- Born: 8 June 1971 (age 55) Bucharest, Romania
- Education: Caragiale National University of Theatre and Film
- Occupations: Film director, screenwriter
- Years active: 1996–present
- Notable work: The Rage (2002); The Paper Will Be Blue (2006); Boogie (2008); Tuesday, After Christmas (2010); One Floor Below (2015); Întregalde (2021); Index (2025)
- Movement: Romanian New Wave

= Radu Muntean =

Romanian film director and screenwriter (born 1971)

Radu Muntean (/ro/; born 8 June 1971) is a Romanian film director and screenwriter. He is a central figure of the Romanian New Wave.

He was born and grew up in central Bucharest. He studied at the Vasile Alecsandri School Nr. 118 (right next to the Saint Joseph Cathedral), and then at the nearby Saint Sava High School, graduating in 1989. After military service (cut short by the Romanian Revolution at the end of that year), he was admitted at the Theater and Film Academy, where he directed three short films, and graduated in 1994. Since 1996, he has directed over 400 commercials and has won over 40 national and international awards in various advertising festivals. His feature debut, The Rage, was awarded Best First Film by The Romanian Filmmakers Union, and Best Photography at the 2003 Transilvania International Film Festival. His second feature, The Paper Will Be Blue, as well as Boogie are representative of the Romanian New Wave.

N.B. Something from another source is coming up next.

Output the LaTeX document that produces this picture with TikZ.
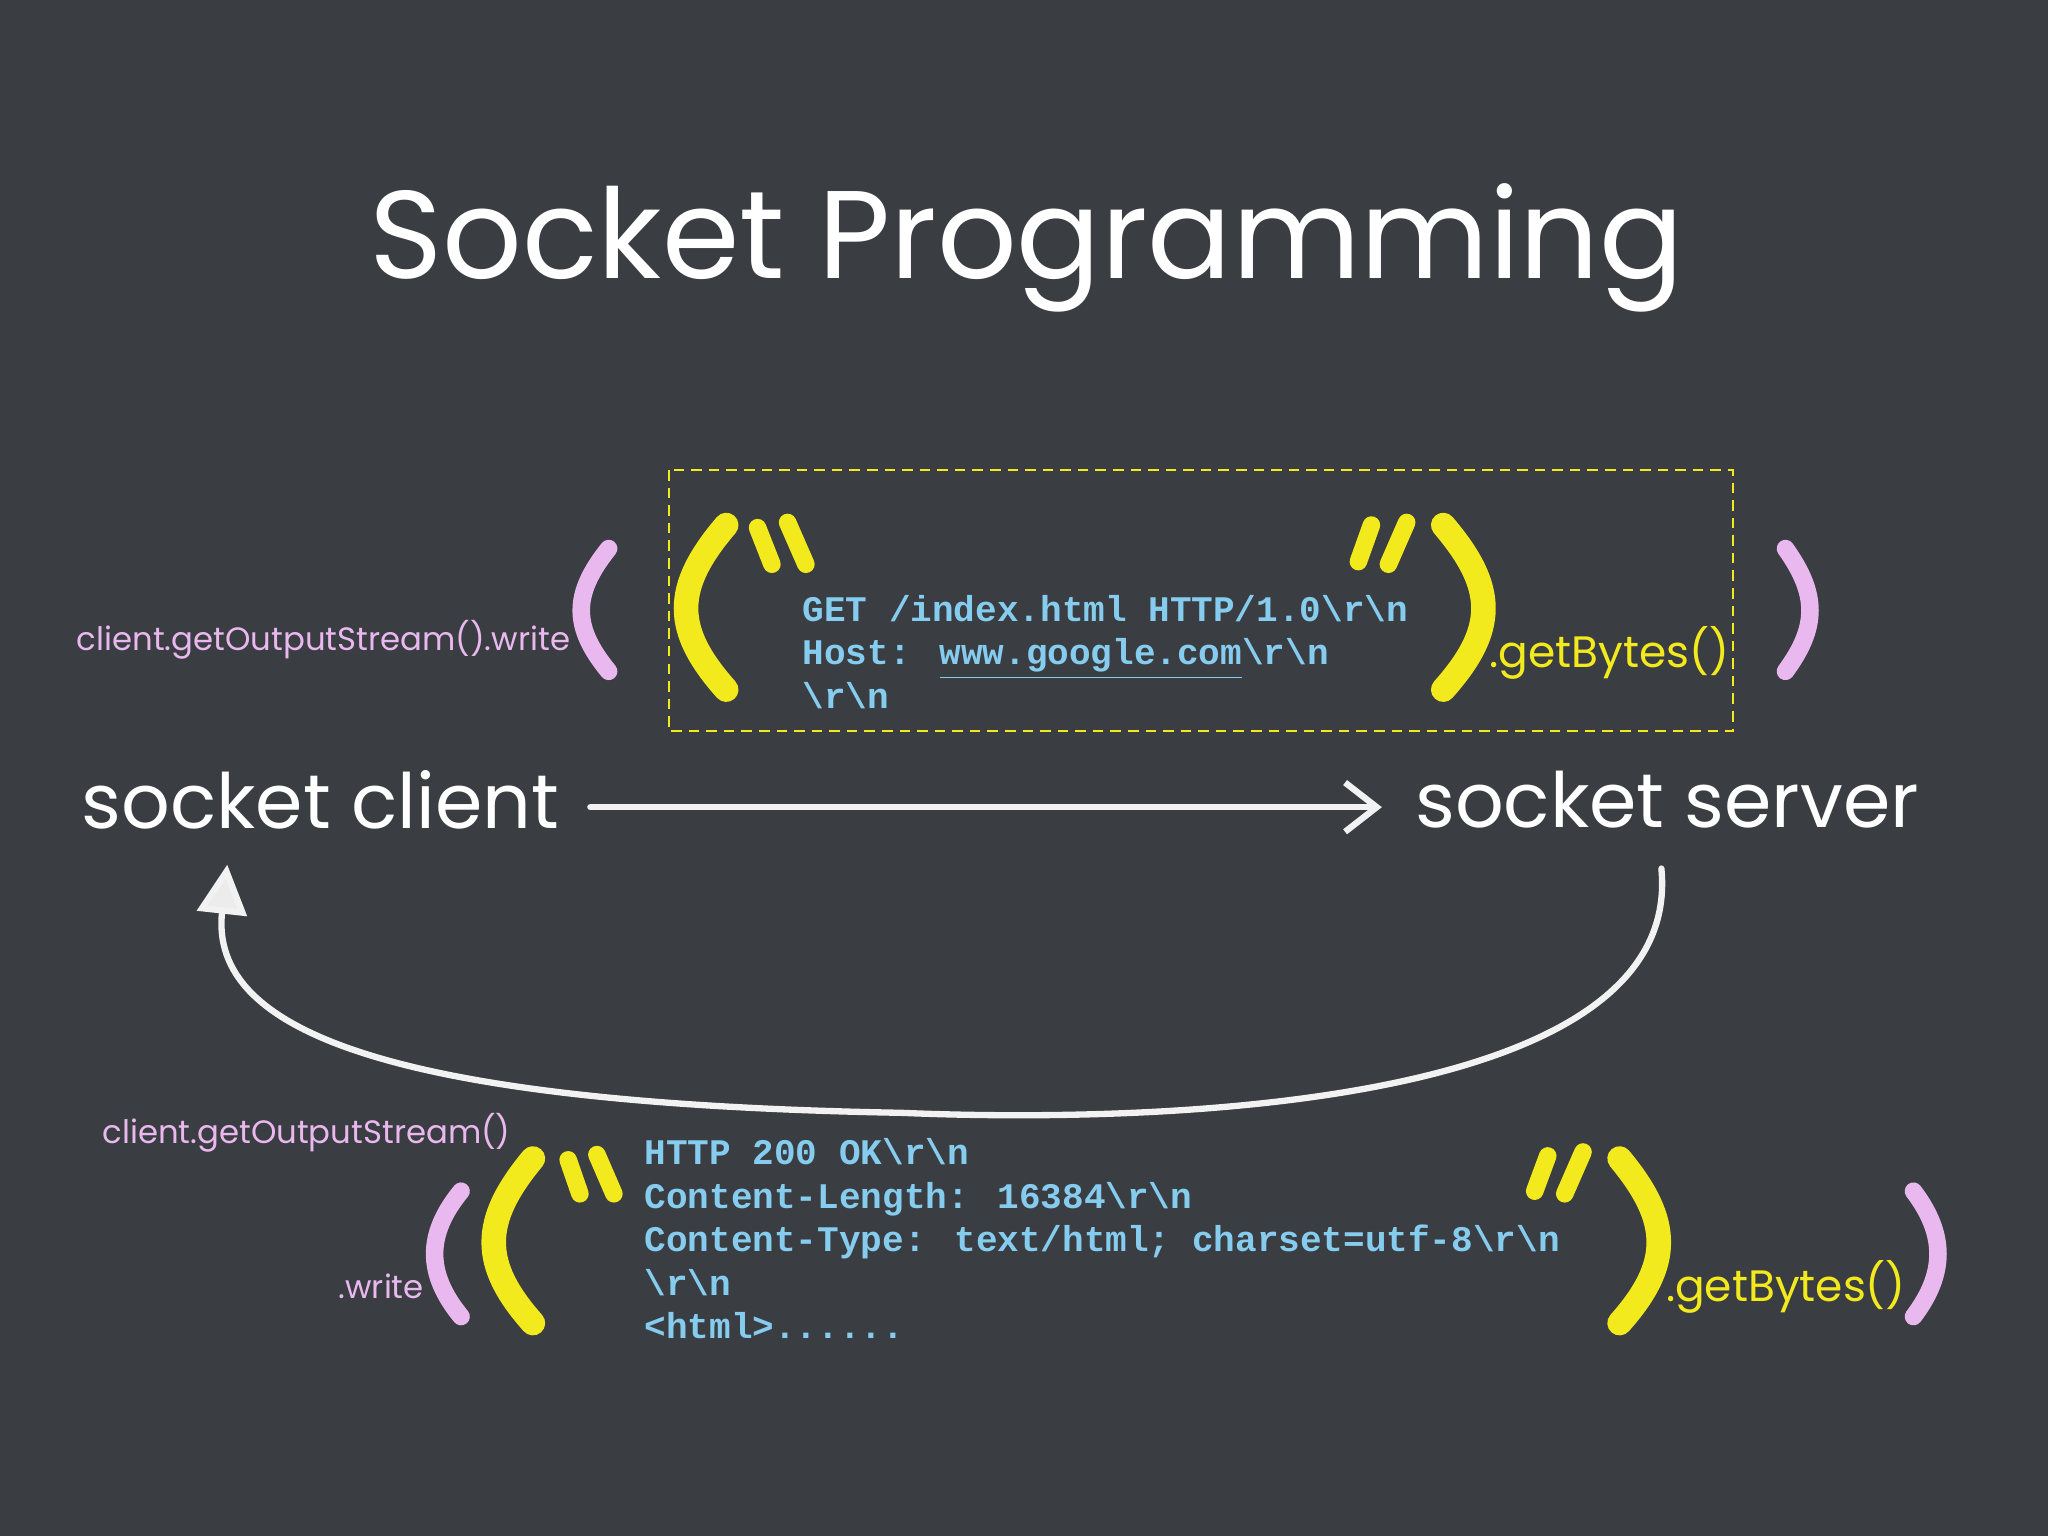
\documentclass[tikz,border=0pt]{standalone}
\usepackage{fontspec}
\setmainfont{Poppins}
\newfontfamily\monof{Liberation Mono}
\usetikzlibrary{arrows.meta}
\definecolor{bg}{HTML}{3A3D42}
\definecolor{pk}{HTML}{E9B8EE}
\definecolor{yl}{HTML}{F2EA1C}
\definecolor{cb}{HTML}{86CCEE}
\newcommand{\bsl}{\textbackslash}
\tikzset{
 pparen/.style={draw=pk,line width=5pt,line cap=round},
 yparen/.style={draw=yl,line width=7pt,line cap=round},
 ystroke/.style={draw=yl,line width=5pt,line cap=round},
 code/.style={anchor=north west,font=\monof\bfseries\fontsize{10.25}{12.4}\selectfont,text=cb,align=left,inner sep=0pt},
 pinktxt/.style={text=pk,font=\fontsize{9.2}{11}\selectfont,inner sep=0pt},
 yeltxt/.style={text=yl,font=\fontsize{12.5}{14}\selectfont,inner sep=0pt},
 big/.style={text=white,font=\fontsize{21.7}{26}\selectfont,inner sep=0pt},
 chalk/.style={draw=white!90!gray,line width=1.8pt,line cap=round}
}
\begin{document}
\begin{tikzpicture}[x=0.013061cm,y=-0.013061cm]
\fill[bg] (0,0) rectangle (1568,1176);
\useasboundingbox (0,0) rectangle (1568,1176);
\node[text=white,font=\fontsize{35.5}{42}\selectfont,inner sep=0pt] (title) at (786,190) {Socket Programming};
% request box
\draw[yl,densely dashed,line width=0.6pt] (512,360) rectangle (1327,560);
\node[pinktxt,anchor=east] (w1) at (437,490) {client.getOutputStream().write};
\draw[pparen] (466,420) .. controls (438,455) and (438,480) .. (466,514);
\draw[yparen] (556,402) .. controls (515,450) and (515,482) .. (556,528);
\draw[ystroke] (580,404) -- (591,432); \draw[ystroke] (603,400) -- (617,432);
\node[code] (req) at (614,455) {GET /index.html HTTP/1.0\bsl r\bsl n\\Host: \underline{www.google.com}\bsl r\bsl n\\\bsl r\bsl n};
\draw[ystroke] (1040,430) -- (1050,402); \draw[ystroke] (1063,432) -- (1077,400);
\draw[yparen] (1105,402) .. controls (1146,450) and (1146,482) .. (1105,528);
\node[yeltxt,anchor=west] (gb1) at (1140,500) {.getBytes()};
\draw[pparen] (1367,420) .. controls (1392,455) and (1392,480) .. (1367,514);
% main labels
\node[big,anchor=west] (client) at (62,612) {socket client};
\node[big,anchor=west] (server) at (1083,612) {socket server};
\coordinate (a1) at (452,618);
\coordinate (a2) at (1058,618);
\draw[chalk,-{Straight Barb[length=9pt,width=14pt]}] (a1) -- (a2);
\coordinate (b1) at (1272,665);
\coordinate (b2) at (174,662);
\draw[chalk,-{Triangle[length=14pt,width=14pt,fill=white!85!gray]}] (b1) .. controls (1290,850) and (880,860) .. (690,852) .. controls (300,845) and (160,790) .. (b2);
% response
\node[pinktxt,anchor=west] (w2) at (78,867) {client.getOutputStream()};
\node[pinktxt,anchor=east] (w3) at (325,985) {.write};
\draw[pparen] (353,912) .. controls (326,945) and (326,975) .. (353,1008);
\draw[yparen] (408,887) .. controls (368,935) and (368,968) .. (408,1013);
\draw[ystroke] (435,888) -- (444,914); \draw[ystroke] (457,884) -- (470,914);
\node[code] (resp) at (493,871) {HTTP 200 OK\bsl r\bsl n\\Content-Length: 16384\bsl r\bsl n\\Content-Type: text/html; charset=utf-8\bsl r\bsl n\\\bsl r\bsl n\\<html>......};
\draw[ystroke] (1175,912) -- (1185,885); \draw[ystroke] (1198,914) -- (1212,882);
\draw[yparen] (1240,887) .. controls (1280,935) and (1280,968) .. (1240,1013);
\node[yeltxt,anchor=west] (gb2) at (1275,985) {.getBytes()};
\draw[pparen] (1465,912) .. controls (1490,945) and (1490,975) .. (1465,1008);
\end{tikzpicture}
\end{document}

His 2015 film One Floor Below was screened in the Un Certain Regard section at the 2015 Cannes Film Festival.

==Filmography==
- The Rage (Furia) (2002)
- The Paper Will Be Blue (2006)
- Boogie (2008)
- Tuesday, After Christmas (2010)
- One Floor Below (2015)
- Alice T. (2018)
- Întregalde (2021)
- Index (2025), Premiered at the Locarno Later, it will compete at the 31st Sarajevo Film Festival in August.